You need to backup TWO things:
- Database content
- File-system content and configuration.
When you need to restore, you need to also restore these two parts together.
As GHOST blogging is not a high-volume transaction oriented system, the chances of there being timing differences between the two parts is low. You probably do not need to worry about journal-snapshots on your file-system.
I administer about a dozen blogs on three self-managed servers.
The GHOST application takes up a lot of space - you have to decide if you want to back this up too - for example, just 5 versions of GHOST (3.21.0, 3.21.1, 3.22.1, 3.23.1, 3.27.0) take up 1.8G.
You probably DONT want to back up this 1.8G for every Ghost blog - for example, that would be 18G everyday for 10 blogs, or about 540G for a month, 6.5TB for a year - just for the app, without any data!
I install the GHOST app in /usr/share/ghost
and then to use links in each installation to point to the specific version being run. When I backup the file-system I do NOT follow links, so each file-system-backup only contains the config, uploaded images and generated images, which keeps them lean.
I wrote a simple shell script that runs everyday at 3:00am (outside the time-zone change window). It uses rsync
to perform a local-disk backup of all GHOST installations from /var/www/$domain
to /var/mycompany/backup/ghost-$host/$domain
.
At 3:05am, I also backup all the MySQL databases on each host into /var/mycompany/backup/mysql-$host/$database
. I wrote a simple script that automates the mysqlbackup script - the important thing is to create a file-per-table with no embedded timestamp. This makes the remote rsync efficient, as it will only copy tables where the content has actually changed. I create time-stamped canary files so I can check that all the backup hosts are synchronised to origin. I also include the time-stamp in the CREATE DATABASE
backup file so that at least one other file changes every day.

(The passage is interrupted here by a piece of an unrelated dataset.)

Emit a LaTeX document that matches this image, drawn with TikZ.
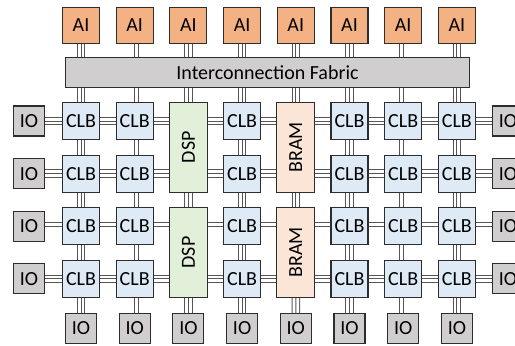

The on-host local backups run very quickly - in only a few seconds. These local copies are useful for an immediate restore to this mornings 3:00am state - it is possible to lose updates made since the backup in the event of a server loss. My blog users are not so active that this has ever been a problem. In a higher volume system, you could increase the frequency of file-system rsync (or set up a trigger based system etc.), and implement MySQL replication.
I take off-host backups an hour later, (4:00am) to a host in an amber zone. This pulls information into internal networks. The gateway-host uses rsync
(always over SSH) and only copies the file-system and database-table-files that have changed since yesterdays backup. It consolidates all the installations from multiple hosts onto mirrored ZFS volumes.
This primary backup-host uses rsync to then push the file-system and mysql-backup changed files to secondary hosts in the US, Europe and Oceania.
On each of the four backup-hosts, I run a de-duplicating archive operation using borg
- which means I can identify and retrieve any individual file or table from any day in the last few years.
On a monthly basis, in each off-site location, we physically connect external drives, and copy the encrypted archives to these devices, which are then disconnected from the network, This provides an off-network encrypted backup.
Itβs probably overkill
I have tested the restore and recovery process - which are easy, but a bit manual. I also use these backups to move blogs / domains from host to host, during server rebuild, and occasionally to create development installations.